■ Data rows:
--- begin ---
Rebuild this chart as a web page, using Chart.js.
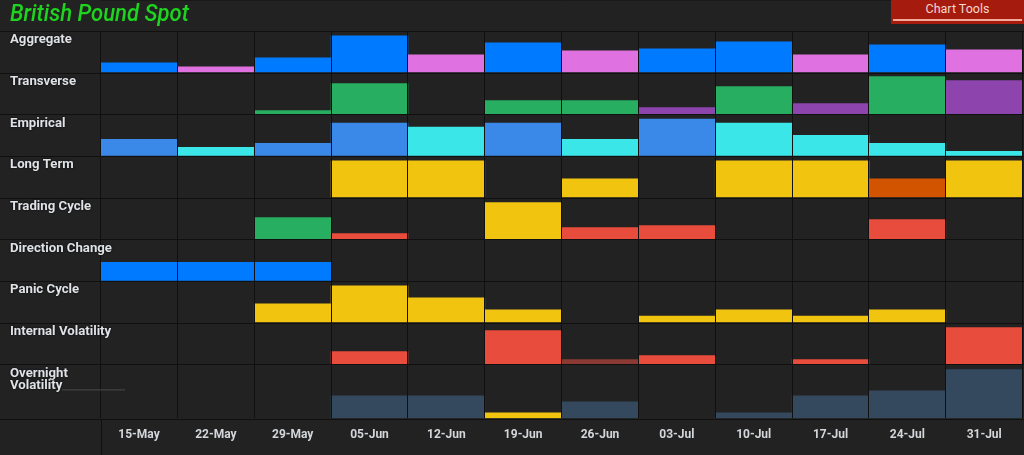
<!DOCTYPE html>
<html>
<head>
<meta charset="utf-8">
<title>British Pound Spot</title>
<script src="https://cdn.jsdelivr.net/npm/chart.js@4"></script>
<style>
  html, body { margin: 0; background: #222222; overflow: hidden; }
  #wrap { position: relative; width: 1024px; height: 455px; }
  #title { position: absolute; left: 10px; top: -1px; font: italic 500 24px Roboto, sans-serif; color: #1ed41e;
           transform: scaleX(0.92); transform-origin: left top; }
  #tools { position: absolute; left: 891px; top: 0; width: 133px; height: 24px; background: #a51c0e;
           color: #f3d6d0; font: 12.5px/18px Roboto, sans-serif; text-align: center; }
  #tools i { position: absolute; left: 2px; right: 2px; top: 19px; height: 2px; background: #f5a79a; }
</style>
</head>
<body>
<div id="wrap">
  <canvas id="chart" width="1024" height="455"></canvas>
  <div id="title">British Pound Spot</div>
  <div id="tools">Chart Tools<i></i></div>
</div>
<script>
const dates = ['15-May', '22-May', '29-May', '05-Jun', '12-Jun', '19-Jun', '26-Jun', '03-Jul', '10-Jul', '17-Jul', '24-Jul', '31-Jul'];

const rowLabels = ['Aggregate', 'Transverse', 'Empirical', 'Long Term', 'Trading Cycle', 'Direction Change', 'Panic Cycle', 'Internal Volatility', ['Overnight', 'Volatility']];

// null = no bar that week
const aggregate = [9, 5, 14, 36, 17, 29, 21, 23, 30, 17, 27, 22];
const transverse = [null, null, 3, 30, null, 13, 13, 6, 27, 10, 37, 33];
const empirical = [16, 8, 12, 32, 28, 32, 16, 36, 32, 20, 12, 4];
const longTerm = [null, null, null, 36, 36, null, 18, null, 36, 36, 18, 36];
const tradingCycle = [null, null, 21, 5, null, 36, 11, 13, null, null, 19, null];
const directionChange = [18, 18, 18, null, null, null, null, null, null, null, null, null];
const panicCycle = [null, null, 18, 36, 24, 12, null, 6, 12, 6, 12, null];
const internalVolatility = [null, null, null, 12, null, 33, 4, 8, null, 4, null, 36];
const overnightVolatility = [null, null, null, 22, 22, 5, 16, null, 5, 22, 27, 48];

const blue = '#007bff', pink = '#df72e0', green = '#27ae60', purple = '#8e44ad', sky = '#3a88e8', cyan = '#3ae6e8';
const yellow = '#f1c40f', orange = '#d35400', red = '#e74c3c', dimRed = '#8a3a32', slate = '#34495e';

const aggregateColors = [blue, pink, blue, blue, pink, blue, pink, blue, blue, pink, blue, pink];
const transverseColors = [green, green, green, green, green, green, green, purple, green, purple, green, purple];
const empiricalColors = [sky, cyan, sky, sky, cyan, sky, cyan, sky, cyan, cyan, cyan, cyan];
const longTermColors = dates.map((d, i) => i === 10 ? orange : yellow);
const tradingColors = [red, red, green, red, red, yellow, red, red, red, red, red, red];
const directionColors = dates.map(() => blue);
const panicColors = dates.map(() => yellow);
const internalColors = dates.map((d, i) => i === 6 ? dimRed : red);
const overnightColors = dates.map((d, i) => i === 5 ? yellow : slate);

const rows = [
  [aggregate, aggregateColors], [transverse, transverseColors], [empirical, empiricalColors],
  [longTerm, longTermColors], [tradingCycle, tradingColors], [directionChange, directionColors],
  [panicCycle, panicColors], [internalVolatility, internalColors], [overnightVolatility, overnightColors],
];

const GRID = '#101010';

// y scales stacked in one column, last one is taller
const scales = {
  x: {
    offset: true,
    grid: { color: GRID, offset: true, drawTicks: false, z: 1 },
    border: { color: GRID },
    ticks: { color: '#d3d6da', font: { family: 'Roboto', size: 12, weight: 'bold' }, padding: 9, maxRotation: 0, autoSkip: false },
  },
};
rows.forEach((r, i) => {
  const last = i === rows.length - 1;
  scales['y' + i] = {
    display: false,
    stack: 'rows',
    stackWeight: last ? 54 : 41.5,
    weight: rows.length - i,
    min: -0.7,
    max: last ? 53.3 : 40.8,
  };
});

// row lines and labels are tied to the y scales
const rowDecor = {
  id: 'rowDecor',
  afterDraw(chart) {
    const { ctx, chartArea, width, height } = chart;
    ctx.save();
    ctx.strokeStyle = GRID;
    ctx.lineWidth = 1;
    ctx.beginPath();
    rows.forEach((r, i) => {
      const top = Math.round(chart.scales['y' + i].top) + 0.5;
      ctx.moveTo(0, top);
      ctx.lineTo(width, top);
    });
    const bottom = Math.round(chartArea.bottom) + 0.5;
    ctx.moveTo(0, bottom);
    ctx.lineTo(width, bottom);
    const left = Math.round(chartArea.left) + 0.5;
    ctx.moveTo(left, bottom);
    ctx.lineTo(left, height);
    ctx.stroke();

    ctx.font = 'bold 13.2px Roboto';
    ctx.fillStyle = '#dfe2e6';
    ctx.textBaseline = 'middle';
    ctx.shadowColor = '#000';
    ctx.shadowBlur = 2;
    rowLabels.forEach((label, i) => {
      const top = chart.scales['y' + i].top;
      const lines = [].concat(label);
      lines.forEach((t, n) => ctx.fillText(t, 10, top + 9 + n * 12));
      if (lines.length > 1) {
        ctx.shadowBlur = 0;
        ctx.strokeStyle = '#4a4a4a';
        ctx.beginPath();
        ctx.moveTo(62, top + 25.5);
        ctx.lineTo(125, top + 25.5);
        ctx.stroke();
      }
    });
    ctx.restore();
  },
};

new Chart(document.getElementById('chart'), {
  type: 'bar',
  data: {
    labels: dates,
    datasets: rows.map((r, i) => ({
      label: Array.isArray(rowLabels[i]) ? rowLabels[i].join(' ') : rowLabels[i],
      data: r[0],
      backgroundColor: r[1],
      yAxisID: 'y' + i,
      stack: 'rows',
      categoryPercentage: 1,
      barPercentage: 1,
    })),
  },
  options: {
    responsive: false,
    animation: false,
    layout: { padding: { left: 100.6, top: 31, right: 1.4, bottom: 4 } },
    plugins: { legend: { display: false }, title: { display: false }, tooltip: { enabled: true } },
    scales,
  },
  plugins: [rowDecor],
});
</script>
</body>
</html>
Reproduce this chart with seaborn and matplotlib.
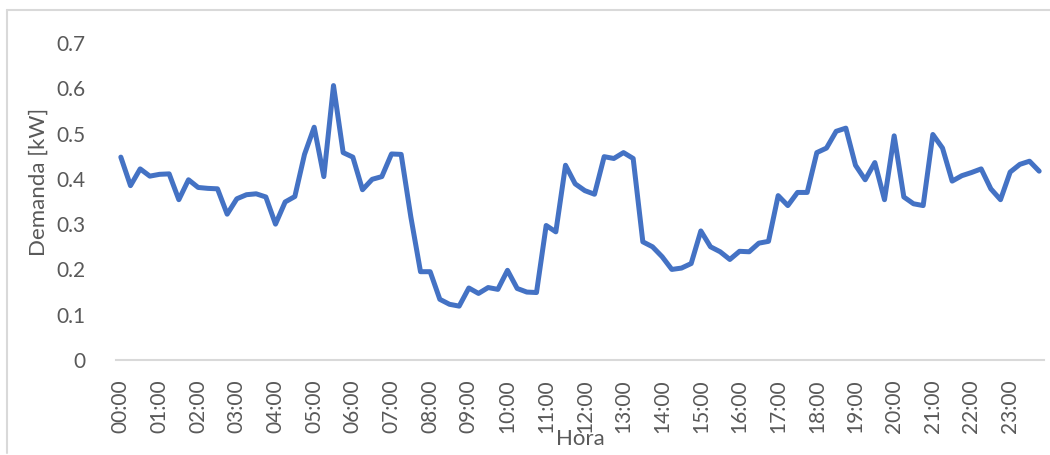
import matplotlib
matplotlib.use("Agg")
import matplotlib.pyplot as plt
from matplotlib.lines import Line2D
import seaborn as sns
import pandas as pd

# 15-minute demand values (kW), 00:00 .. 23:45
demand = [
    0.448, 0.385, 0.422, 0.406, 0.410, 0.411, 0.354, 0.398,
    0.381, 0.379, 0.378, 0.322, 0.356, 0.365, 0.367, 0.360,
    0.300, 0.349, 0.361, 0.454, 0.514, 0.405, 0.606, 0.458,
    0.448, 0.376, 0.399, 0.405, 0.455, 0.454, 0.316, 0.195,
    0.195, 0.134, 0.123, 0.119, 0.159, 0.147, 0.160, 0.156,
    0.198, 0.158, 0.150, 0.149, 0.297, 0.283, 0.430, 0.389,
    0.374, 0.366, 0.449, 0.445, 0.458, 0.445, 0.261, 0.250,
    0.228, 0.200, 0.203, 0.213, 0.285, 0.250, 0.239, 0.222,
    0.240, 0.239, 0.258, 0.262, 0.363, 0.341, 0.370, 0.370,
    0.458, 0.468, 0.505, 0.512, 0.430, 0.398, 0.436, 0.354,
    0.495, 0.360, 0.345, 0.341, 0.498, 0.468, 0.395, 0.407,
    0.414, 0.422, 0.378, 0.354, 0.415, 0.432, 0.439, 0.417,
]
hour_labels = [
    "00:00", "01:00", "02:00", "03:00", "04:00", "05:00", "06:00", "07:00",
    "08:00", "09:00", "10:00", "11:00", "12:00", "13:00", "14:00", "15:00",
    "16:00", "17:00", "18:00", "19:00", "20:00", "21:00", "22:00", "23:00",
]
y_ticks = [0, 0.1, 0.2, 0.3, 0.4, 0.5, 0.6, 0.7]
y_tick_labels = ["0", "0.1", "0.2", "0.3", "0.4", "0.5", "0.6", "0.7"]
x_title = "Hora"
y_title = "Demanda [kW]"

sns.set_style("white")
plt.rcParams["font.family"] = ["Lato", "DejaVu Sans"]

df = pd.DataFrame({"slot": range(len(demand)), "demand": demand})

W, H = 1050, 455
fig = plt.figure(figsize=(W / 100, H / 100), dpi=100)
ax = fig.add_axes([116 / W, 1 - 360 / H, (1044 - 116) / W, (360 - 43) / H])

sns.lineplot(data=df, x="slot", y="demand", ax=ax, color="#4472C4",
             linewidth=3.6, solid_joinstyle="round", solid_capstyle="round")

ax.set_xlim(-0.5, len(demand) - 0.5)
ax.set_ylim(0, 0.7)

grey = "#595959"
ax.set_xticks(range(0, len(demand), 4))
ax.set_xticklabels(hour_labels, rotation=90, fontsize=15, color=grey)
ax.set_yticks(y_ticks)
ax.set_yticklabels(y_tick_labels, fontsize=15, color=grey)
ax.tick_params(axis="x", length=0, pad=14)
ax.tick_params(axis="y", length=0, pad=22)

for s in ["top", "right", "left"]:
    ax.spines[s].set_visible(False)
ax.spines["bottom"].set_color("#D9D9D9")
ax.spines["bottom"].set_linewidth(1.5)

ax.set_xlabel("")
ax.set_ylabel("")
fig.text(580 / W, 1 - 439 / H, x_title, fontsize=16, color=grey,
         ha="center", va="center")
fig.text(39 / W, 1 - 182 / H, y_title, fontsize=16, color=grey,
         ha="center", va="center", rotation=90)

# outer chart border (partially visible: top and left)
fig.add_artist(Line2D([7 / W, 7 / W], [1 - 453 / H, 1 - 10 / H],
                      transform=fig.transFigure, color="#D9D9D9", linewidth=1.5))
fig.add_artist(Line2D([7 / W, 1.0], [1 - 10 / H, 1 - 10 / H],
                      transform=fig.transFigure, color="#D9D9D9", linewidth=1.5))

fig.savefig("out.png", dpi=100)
--- end ---
Above are several records. Count the lines among them that contain "seaborn" and give only the total.

2